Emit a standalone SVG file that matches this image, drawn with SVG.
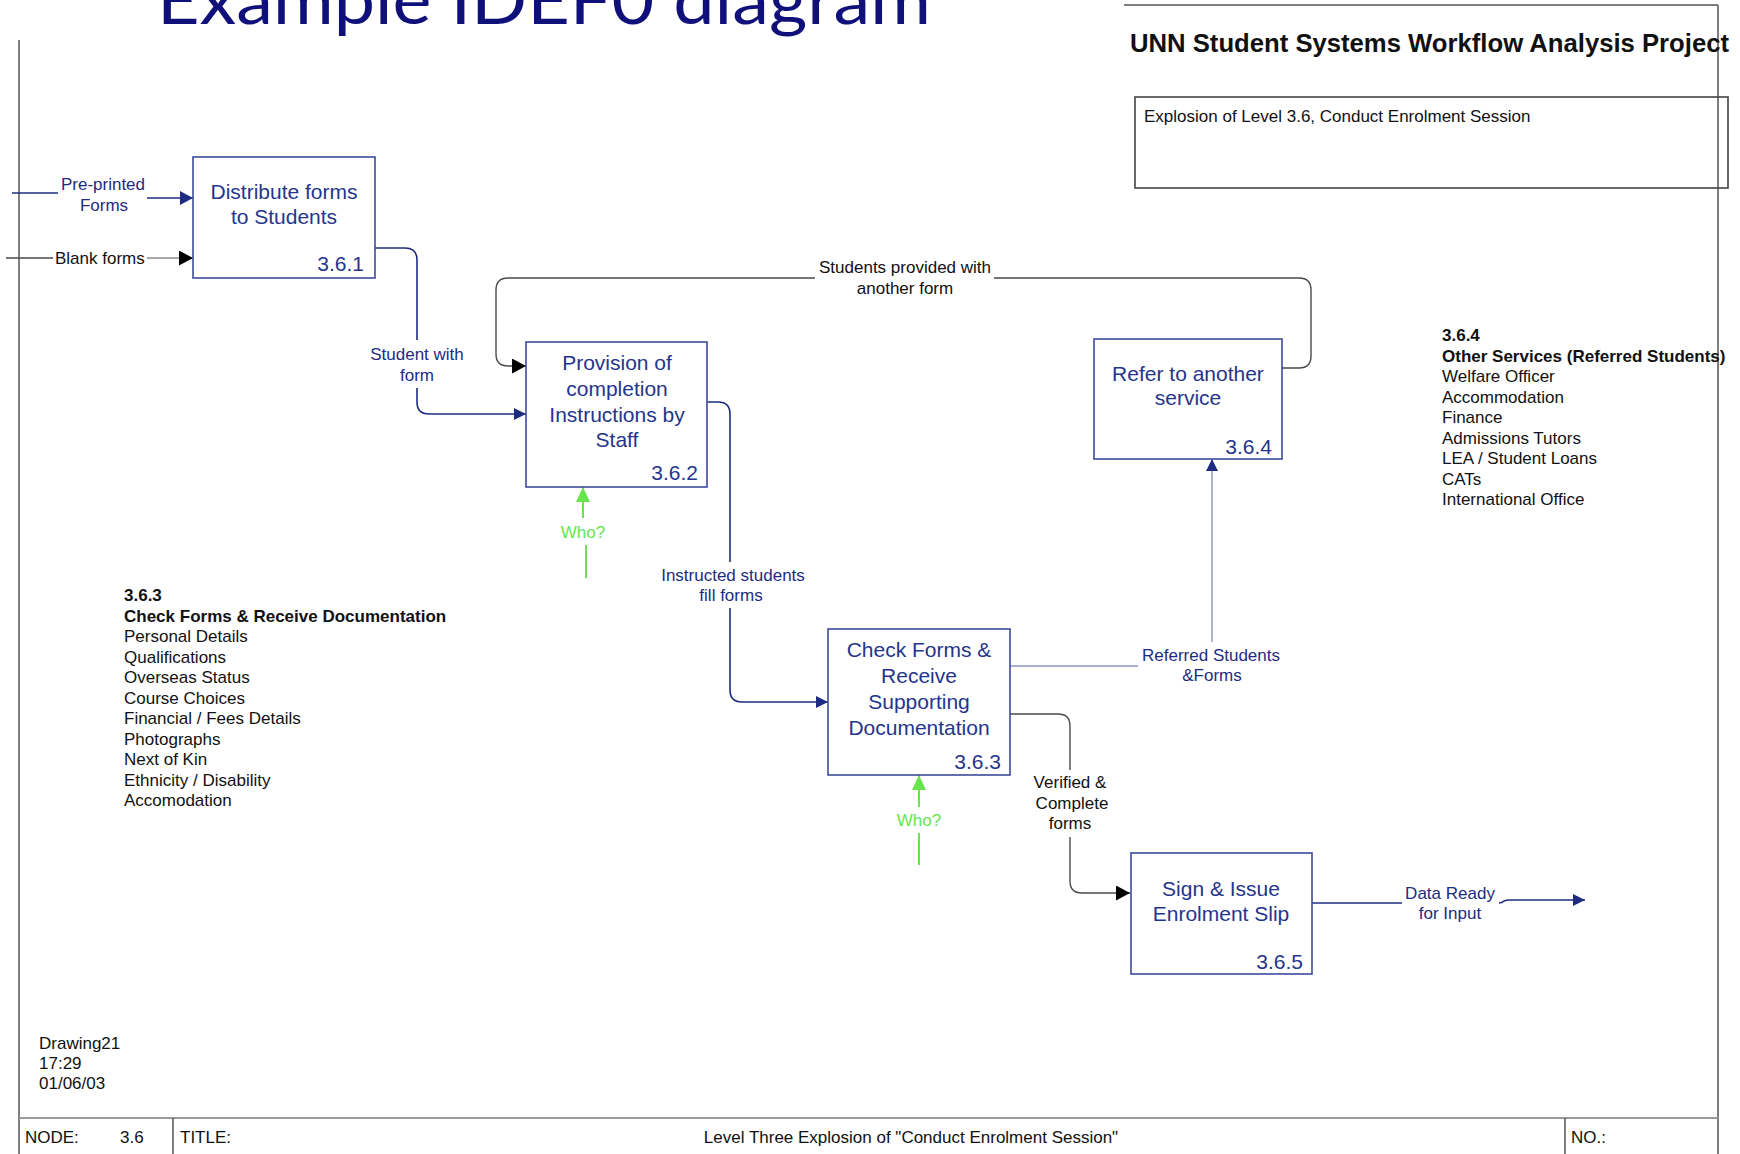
<svg xmlns="http://www.w3.org/2000/svg" width="1740" height="1154" viewBox="0 0 1740 1154">
  <style>
    .frame { stroke: #555; stroke-width: 1.5; fill: none; }
    .rule { stroke: #9a9a9a; stroke-width: 2; fill: none; }
    .box { fill: #fff; stroke: #3d4c9c; stroke-width: 1.6; }
    .bt { font-family: "Liberation Sans", Arial, sans-serif; font-size: 21px; fill: #25358c; text-anchor: middle; }
    .bn { font-family: "Liberation Sans", Arial, sans-serif; font-size: 21px; fill: #25358c; text-anchor: end; }
    .lbl { font-family: "Liberation Sans", Arial, sans-serif; font-size: 17px; fill: #1d2c80; text-anchor: middle; }
    .lblk { font-family: "Liberation Sans", Arial, sans-serif; font-size: 17px; fill: #111; text-anchor: middle; }
    .who { font-family: "Liberation Sans", Arial, sans-serif; font-size: 17px; fill: #66e64a; text-anchor: middle; }
    .txt { font-family: "Liberation Sans", Arial, sans-serif; font-size: 17px; fill: #111; }
    .bold { font-weight: bold; }
    .head { font-family: "Liberation Sans", Arial, sans-serif; font-size: 25.5px; font-weight: bold; fill: #111; }
    .navy { stroke: #1d2c80; stroke-width: 1.6; fill: none; }
    .grey { stroke: #4a4a4a; stroke-width: 1.4; fill: none; }
    .pale { stroke: #8d93c4; stroke-width: 1.4; fill: none; }
    .green { stroke: #66e64a; stroke-width: 2; fill: none; }
  </style>
  <defs>
    <marker id="arrNavy" markerUnits="userSpaceOnUse" markerWidth="14" markerHeight="14" refX="13" refY="7" orient="auto">
      <path d="M0,0 L13,7 L0,14 z" fill="#1d2c80"/>
    </marker>
    <marker id="arrNavySm" markerUnits="userSpaceOnUse" markerWidth="13" markerHeight="12" refX="12" refY="6" orient="auto">
      <path d="M0,0 L12,6 L0,12 z" fill="#1d2c80"/>
    </marker>
    <marker id="arrBlack" markerUnits="userSpaceOnUse" markerWidth="14" markerHeight="15" refX="14" refY="7.5" orient="auto">
      <path d="M0,0 L14,7.5 L0,15 z" fill="#000"/>
    </marker>
    <marker id="arrGreen" markerUnits="userSpaceOnUse" markerWidth="15" markerHeight="14" refX="15" refY="7" orient="auto">
      <path d="M0,0 L15,7 L0,14 z" fill="#66e64a"/>
    </marker>
  </defs>

  <rect width="1740" height="1154" fill="#fff"/>

  <!-- slide title, clipped by the top edge -->
  <text x="157" y="24" font-family="Lato, 'Open Sans', sans-serif" font-size="68" fill="#10107a" textLength="774" lengthAdjust="spacingAndGlyphs">Example IDEF0 diagram</text>

  <!-- drawing frame -->
  <g id="frame">
    <line class="frame" x1="19" y1="40" x2="19" y2="1154"/>
    <line class="frame" x1="1124" y1="5" x2="1718" y2="5"/>
    <line class="frame" x1="1718" y1="5" x2="1718" y2="1154"/>
    <line class="rule" x1="19" y1="1118" x2="1718" y2="1118"/>
    <line class="frame" x1="173" y1="1118" x2="173" y2="1154"/>
    <line class="frame" x1="1565" y1="1118" x2="1565" y2="1154"/>
    <rect x="1135" y="97" width="593" height="91" fill="none" stroke="#444" stroke-width="1.6"/>
  </g>

  <!-- header -->
  <g id="header">
    <text class="head" x="1130" y="52" textLength="599" lengthAdjust="spacingAndGlyphs">UNN Student Systems Workflow Analysis Project</text>
    <text class="txt" x="1144" y="122">Explosion of Level 3.6, Conduct Enrolment Session</text>
  </g>

  <!-- connectors -->
  <g id="connectors">
    <!-- Pre-printed Forms -->
    <line class="navy" x1="12" y1="193" x2="58" y2="193"/>
    <line class="navy" x1="147" y1="198" x2="193" y2="198" marker-end="url(#arrNavy)"/>
    <text class="lbl" x="103" y="190">Pre-printed</text>
    <text class="lbl" x="104" y="211">Forms</text>

    <!-- Blank forms -->
    <line class="grey" x1="6" y1="258" x2="53" y2="258"/>
    <line stroke="#888" stroke-width="1.3" x1="147" y1="258" x2="193" y2="258" marker-end="url(#arrBlack)"/>
    <text class="txt" x="55" y="264">Blank forms</text>

    <!-- Student with form -->
    <path class="navy" d="M375,248 H405 Q417,248 417,260 V340"/>
    <path class="navy" d="M417,388 V402 Q417,414 429,414 H526" marker-end="url(#arrNavySm)"/>
    <text class="lbl" x="417" y="360">Student with</text>
    <text class="lbl" x="417" y="381">form</text>

    <!-- Students provided with another form (feedback) -->
    <path class="grey" d="M1282,368 H1299 Q1311,368 1311,356 V290 Q1311,278 1299,278 H994"/>
    <path class="grey" d="M815,278 H508 Q496,278 496,290 V354 Q496,366 508,366 H526" marker-end="url(#arrBlack)"/>
    <text class="lblk" x="905" y="273">Students provided with</text>
    <text class="lblk" x="905" y="294">another form</text>

    <!-- Instructed students fill forms -->
    <path class="navy" d="M707,402 H718 Q730,402 730,414 V562"/>
    <path class="navy" d="M730,608 V690 Q730,702 742,702 H828" marker-end="url(#arrNavySm)"/>
    <text class="lbl" x="733" y="581">Instructed students</text>
    <text class="lbl" x="731" y="601">fill forms</text>

    <!-- Referred Students & Forms -->
    <line class="pale" x1="1010" y1="666" x2="1138" y2="666"/>
    <line class="pale" x1="1212" y1="642" x2="1212" y2="459" marker-end="url(#arrNavySm)"/>
    <text class="lbl" x="1211" y="661">Referred Students</text>
    <text class="lbl" x="1212" y="681">&amp;Forms</text>

    <!-- Verified & Complete forms -->
    <path class="grey" d="M1010,714 H1058 Q1070,714 1070,726 V770"/>
    <path class="grey" d="M1070,837 V881 Q1070,893 1082,893 H1130" marker-end="url(#arrBlack)"/>
    <text class="lblk" x="1070" y="788">Verified &amp;</text>
    <text class="lblk" x="1072" y="809">Complete</text>
    <text class="lblk" x="1070" y="829">forms</text>

    <!-- Data Ready for Input -->
    <line class="navy" x1="1312" y1="903" x2="1402" y2="903"/>
    <path class="navy" d="M1499,903 Q1502,903 1504,901 Q1506,900 1510,900 H1585" marker-end="url(#arrNavySm)"/>
    <text class="lbl" x="1450" y="899">Data Ready</text>
    <text class="lbl" x="1450" y="919">for Input</text>

    <!-- Who? mechanisms -->
    <line class="green" x1="583" y1="518" x2="583" y2="487" marker-end="url(#arrGreen)"/>
    <line class="green" x1="586" y1="545" x2="586" y2="578"/>
    <text class="who" x="583" y="538">Who?</text>
    <line class="green" x1="919" y1="807" x2="919" y2="775" marker-end="url(#arrGreen)"/>
    <line class="green" x1="919" y1="833" x2="919" y2="865"/>
    <text class="who" x="919" y="826">Who?</text>
  </g>

  <!-- activity boxes -->
  <g id="a361">
    <rect class="box" x="193" y="157" width="182" height="121"/>
    <text class="bt" x="284" y="199">Distribute forms</text>
    <text class="bt" x="284" y="224">to Students</text>
    <text class="bn" x="364" y="271">3.6.1</text>
  </g>
  <g id="a362">
    <rect class="box" x="526" y="342" width="181" height="145"/>
    <text class="bt" x="617" y="370">Provision of</text>
    <text class="bt" x="617" y="396">completion</text>
    <text class="bt" x="617" y="422">Instructions by</text>
    <text class="bt" x="617" y="447">Staff</text>
    <text class="bn" x="698" y="480">3.6.2</text>
  </g>
  <g id="a363">
    <rect class="box" x="828" y="629" width="182" height="146"/>
    <text class="bt" x="919" y="657">Check Forms &amp;</text>
    <text class="bt" x="919" y="683">Receive</text>
    <text class="bt" x="919" y="709">Supporting</text>
    <text class="bt" x="919" y="735">Documentation</text>
    <text class="bn" x="1001" y="769">3.6.3</text>
  </g>
  <g id="a364">
    <rect class="box" x="1094" y="339" width="188" height="120"/>
    <text class="bt" x="1188" y="381">Refer to another</text>
    <text class="bt" x="1188" y="405">service</text>
    <text class="bn" x="1272" y="454">3.6.4</text>
  </g>
  <g id="a365">
    <rect class="box" x="1131" y="853" width="181" height="121"/>
    <text class="bt" x="1221" y="896">Sign &amp; Issue</text>
    <text class="bt" x="1221" y="921">Enrolment Slip</text>
    <text class="bn" x="1303" y="969">3.6.5</text>
  </g>

  <!-- notes -->
  <g id="note363">
    <text class="txt bold" x="124" y="601">3.6.3</text>
    <text class="txt bold" x="124" y="621.5">Check Forms &amp; Receive Documentation</text>
    <text class="txt" x="124" y="642">Personal Details</text>
    <text class="txt" x="124" y="662.5">Qualifications</text>
    <text class="txt" x="124" y="683">Overseas Status</text>
    <text class="txt" x="124" y="703.5">Course Choices</text>
    <text class="txt" x="124" y="724">Financial / Fees Details</text>
    <text class="txt" x="124" y="744.5">Photographs</text>
    <text class="txt" x="124" y="765">Next of Kin</text>
    <text class="txt" x="124" y="785.5">Ethnicity / Disability</text>
    <text class="txt" x="124" y="806">Accomodation</text>
  </g>
  <g id="note364">
    <text class="txt bold" x="1442" y="341">3.6.4</text>
    <text class="txt bold" x="1442" y="361.5">Other Services (Referred Students)</text>
    <text class="txt" x="1442" y="382">Welfare Officer</text>
    <text class="txt" x="1442" y="402.5">Accommodation</text>
    <text class="txt" x="1442" y="423">Finance</text>
    <text class="txt" x="1442" y="443.5">Admissions Tutors</text>
    <text class="txt" x="1442" y="464">LEA / Student Loans</text>
    <text class="txt" x="1442" y="484.5">CATs</text>
    <text class="txt" x="1442" y="505">International Office</text>
  </g>

  <!-- footer -->
  <g id="footer">
    <text class="txt" x="39" y="1049">Drawing21</text>
    <text class="txt" x="39" y="1069">17:29</text>
    <text class="txt" x="39" y="1089">01/06/03</text>
    <text class="txt" x="25" y="1143">NODE:</text>
    <text class="txt" x="120" y="1143">3.6</text>
    <text class="txt" x="180" y="1143">TITLE:</text>
    <text class="txt" x="911" y="1143" text-anchor="middle">Level Three Explosion of "Conduct Enrolment Session"</text>
    <text class="txt" x="1571" y="1143">NO.:</text>
  </g>
</svg>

================================

__EXERCISE PROMPT__:
Which lines above hold the word "with"? Copy each of them.

__SOLUTION FOR THIS PROBLEM__:
Emit a standalone SVG file that matches this image, drawn with SVG.
    <!-- Student with form -->
    <text class="lbl" x="417" y="360">Student with</text>
    <!-- Students provided with another form (feedback) -->
    <text class="lblk" x="905" y="273">Students provided with</text>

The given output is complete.